The gas plants that replaced it continuously leaks carbon dioxide into the air and, given that natural gas is an unacceptably dangerous fuel, has been a boondoggle from the start.

In fact the coal industry, which has also replaced part the Trojan Nuclear Power plant's output has been a boondoggle from the start, up to the present and far into the future.

It is an exceptionalist argument to say that the Trojan Nuclear Power plant, with all of its faults - and there were many - was worse than what has replaced it. Unlike the Trojan plant, what has replaced it has not lead to theoretical loss of life but to actual loss of life.

It is stunning, absolutely stunning, how often this obvious reality is missed. In fact there is a rather dubious to attempt to view all events involving nuclear energy in isolation. The fatal question never asked is "dangerous compared to what?" I don't know that the nuclear regulatory commission asked that question. It is almost certain that they didn't ask the question, since the public irrationally demands that standards that would never be applied to any other energy industry be applied only to the nuclear industry.

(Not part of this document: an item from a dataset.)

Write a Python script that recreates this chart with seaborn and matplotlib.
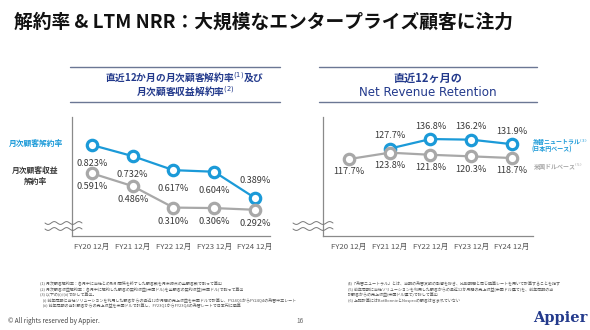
import numpy as np
import pandas as pd
import matplotlib
matplotlib.use("Agg")
import matplotlib.pyplot as plt
from matplotlib.lines import Line2D
import seaborn as sns

# ---- data ----
periods = ["FY20 12月", "FY21 12月", "FY22 12月", "FY23 12月", "FY24 12月"]
churn_customers = [0.823, 0.732, 0.617, 0.604, 0.389]      # 月次顧客解約率 (%)
churn_revenue = [0.591, 0.486, 0.310, 0.306, 0.292]        # 月次顧客収益解約率 (%)
nrr_fx_neutral = [None, 127.7, 136.8, 136.2, 131.9]         # 為替ニュートラル (%)
nrr_usd = [117.7, 123.8, 121.8, 120.3, 118.7]               # 米国ドルベース (%)

BLUE = "#1b9ad8"
GRAY = "#a8a8a8"
NAVY = "#233a8c"
TEXT = "#3a3a3a"

sns.set_theme(style="white")
plt.rcParams["font.family"] = ["Noto Sans CJK JP", "DejaVu Sans"]

W, H = 590, 330
fig = plt.figure(figsize=(W / 100, H / 100), dpi=100)
fig.patch.set_facecolor("white")


def px_axes(x0, y0, x1, y1):
    """Axes from pixel box (top-left origin)."""
    return fig.add_axes([x0 / W, 1 - y1 / H, (x1 - x0) / W, (y1 - y0) / H])


def ftext(x, y, s, **kw):
    fig.text(x / W, 1 - y / H, s, **kw)


def fline(xs, ys, **kw):
    xs = np.asarray(xs, float)
    ys = np.asarray(ys, float)
    fig.add_artist(Line2D(xs / W, 1 - ys / H, transform=fig.transFigure, **kw))


def wave(x0, x1, y, color="#777777"):
    xs = np.linspace(x0, x1, 80)
    ys = y + 1.4 * np.sin((xs - x0) / (x1 - x0) * 2 * np.pi * 3)
    fline(xs, ys, color=color, lw=0.7)


def series(ax, xs, ys, color):
    df = pd.DataFrame({"x": xs, "y": ys}).dropna()
    sns.lineplot(data=df, x="x", y="y", ax=ax, color=color, lw=1.6,
                 marker="o", markersize=7.5, markerfacecolor="white",
                 markeredgecolor=color, markeredgewidth=2.3, errorbar=None)
    return df


def style_axes(ax, xlim, ylim):
    ax.set_xlim(*xlim)
    ax.set_ylim(*ylim)
    ax.set_facecolor("none")
    for s in ["top", "right"]:
        ax.spines[s].set_visible(False)
    for s in ["left", "bottom"]:
        ax.spines[s].set_color("#8a8a8a")
        ax.spines[s].set_linewidth(0.9)
    ax.set_yticks([])
    ax.set_xticks(range(len(periods)))
    ax.set_xticklabels(periods, fontsize=5.6, color="#555555")
    ax.tick_params(axis="x", length=0, pad=5)
    ax.set_xlabel("")
    ax.set_ylabel("")


# ---- page title ----
ftext(14, 22, "解約率 & LTM NRR：大規模なエンタープライズ顧客に注力",
      fontsize=13.5, fontweight="bold", color="#111111", va="center", ha="left")

# ---- left panel: churn ----
fline([70, 280], [67, 67], color="#6b7794", lw=1.0)
fline([70, 280], [102, 102], color="#6b7794", lw=1.0)
ftext(185, 78, "直近12か月の月次顧客解約率$^{(1)}$及び", fontsize=7, fontweight="bold",
      color=NAVY, ha="center", va="center")
ftext(185, 92, "月次顧客収益解約率$^{(2)}$", fontsize=7, fontweight="bold",
      color=NAVY, ha="center", va="center")

axL = px_axes(72, 117, 270, 236)
x = np.arange(len(periods))
dfb = series(axL, x, churn_customers, BLUE)
dfg = series(axL, x, churn_revenue, GRAY)
style_axes(axL, (-0.49, 4.37), (0.077, 1.053))

for xi, v in zip(dfb["x"], dfb["y"]):
    above = xi == 4
    axL.annotate(f"{v:.3f}%", (xi, v), xytext=(0, 9 if above else -10),
                 textcoords="offset points", ha="center",
                 va="bottom" if above else "top", fontsize=6.6, color=TEXT)
for xi, v in zip(dfg["x"], dfg["y"]):
    axL.annotate(f"{v:.3f}%", (xi, v), xytext=(0, -6.5),
                 textcoords="offset points", ha="center", va="top",
                 fontsize=6.6, color=TEXT)

ftext(36, 143, "月次顧客解約率", fontsize=5.6, fontweight="bold", color=BLUE,
      ha="center", va="center")
ftext(35, 170, "月次顧客収益", fontsize=5.6, fontweight="bold", color=TEXT,
      ha="center", va="center")
ftext(35, 181, "解約率", fontsize=5.6, fontweight="bold", color=TEXT,
      ha="center", va="center")
wave(45, 82, 223)
wave(45, 82, 229)

# ---- right panel: NRR ----
fline([319, 537], [67, 67], color="#6b7794", lw=1.0)
fline([319, 537], [102, 102], color="#6b7794", lw=1.0)
ftext(428, 78, "直近12ヶ月の", fontsize=8, fontweight="bold", color=NAVY,
      ha="center", va="center")
ftext(428, 93, "Net Revenue Retention", fontsize=8.6, color=NAVY,
      ha="center", va="center", family=["DejaVu Sans"])

axR = px_axes(323, 117, 533, 236)
dfb2 = series(axR, x, nrr_fx_neutral, BLUE)
dfg2 = series(axR, x, nrr_usd, GRAY)
style_axes(axR, (-0.64, 4.52), (44.4, 157.8))

for xi, v in zip(dfb2["x"], dfb2["y"]):
    axR.annotate(f"{v:.1f}%", (xi, v), xytext=(0, 6),
                 textcoords="offset points", ha="center", va="bottom",
                 fontsize=6.6, color=TEXT)
for xi, v in zip(dfg2["x"], dfg2["y"]):
    axR.annotate(f"{v:.1f}%", (xi, v), xytext=(0, -6),
                 textcoords="offset points", ha="center", va="top",
                 fontsize=6.6, color=TEXT)

ftext(532, 142, "為替ニュートラル$^{(3)}$", fontsize=4.3, fontweight="bold",
      color=BLUE, ha="left", va="center")
ftext(532, 149.5, "(日本円ベース)", fontsize=4.3, fontweight="bold",
      color=BLUE, ha="left", va="center")
ftext(533, 166, "米国ドルベース$^{(5)}$", fontsize=4.3, fontweight="bold",
      color=GRAY, ha="left", va="center")
wave(293, 333, 223)
wave(293, 333, 229)

# ---- footnotes ----
notes_left = [
    "(1) 月次顧客解約率：各月中に当社との取引関係を終了した顧客数を月末時点の全顧客数で割って算出",
    "(2) 月次顧客収益解約率：各月中に解約した顧客の契約収益(米国ドル)を全顧客の契約収益(米国ドル)で割って算出",
    "(3) 以下の(i)/(ii)で除して算出。",
    "   (i) 前年同期に当社ソリューションを利用した顧客からの直近12か月間の売上収益を米国ドルで計算し、FY24Q1からFY24Q4の為替中立レート",
    "   (ii) 前年同期の当該顧客からの売上収益を米国ドルで計算し、FY23Q1からFY23Q4の為替レートで日本円に換算",
]
notes_right = [
    "(4)「為替ニュートラル」とは、当期の為替変動の影響を除き、比較期間と同じ換算レートを用いて計算することを指す",
    "(5) 前年同期に当社ソリューションを利用した顧客からの直近12か月間の売上収益(米国ドル建て)を、前年同期の当",
    "該顧客からの売上収益(米国ドル建て)で除して算出",
    "(6) 上記計算にはBotBonnieとNosproの顧客は含まれていない",
]
for i, s in enumerate(notes_left):
    ftext(40, 284 + i * 5.6, s, fontsize=2.9, color="#555555", ha="left", va="center")
for i, s in enumerate(notes_right):
    ftext(348, 284 + i * 5.6, s, fontsize=2.9, color="#555555", ha="left", va="center")

# ---- footer ----
ftext(8, 321, "© All rights reserved by Appier.", fontsize=4.6, color="#444444",
      ha="left", va="center")
ftext(300, 321, "16", fontsize=4.6, color="#666666", ha="center", va="center")
ftext(560, 318, "Appier", fontsize=10.5, fontweight="bold", color=NAVY,
      ha="center", va="center", family=["DejaVu Serif"])

fig.savefig("out.png", dpi=100, facecolor="white")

The statement that steam pipes leaked only has meaning if someone was as badly injured by that event. It would still be an exceptionalist argument if the person killed by said leak was killed because of something unique to steam generated at nuclear facilities. If of course, the leak at Trojan had killed someone - and it didn't - there would be millions of websites all over the internet discussing it endlessly as evidence for the morally and intellecutally absurd position that nuclear power is worse than coal. There are steam leaks all over the world in natural gas plants and coal plants, but nobody has a routine familiarity with them, so that they can recall the event instaneously. A single death there at the Trojan Nuclear Power plant would have generated as many websites as are devoted to Karen Silkwood, maybe more. One can read all sorts of information about Three Mile Island's accident, for instance, and nobody was injured. On the other hand, you can't find a single person to give a shit if ten thousand people drop dead in Oregon from air pollution. If you wish to deny that the air pollution in Oregon generated by the increased reliance on fossil fuels was somehow worse than the leaky pipes at the nuclear plant, you are being purely ridiculous and arbitrary. This is not very surprising. All anti-nuclear arguments are exceptionalist and arbitrary. All claim that it is morally justifiable to view nuclear power plants - including Trojan - in isolation from their alternatives.

There is no such thing as risk free energy. There is only risk minimized energy. That energy is nuclear energy. This is why the world has rejected the antinuclear argument wholesale. It is irrational and based on the exclusion of all negative information except information about nuclear plants. That was true in Oregon in 1993 just as it is true around the world today. The shutting of the Trojan Nuclear Power plant killed human beings who would otherwise be alive today. That is my point. Every statement made by the opponents about safety - including the statement that the plant's energy would be replaced by renewable energy - has been proved wrong by events.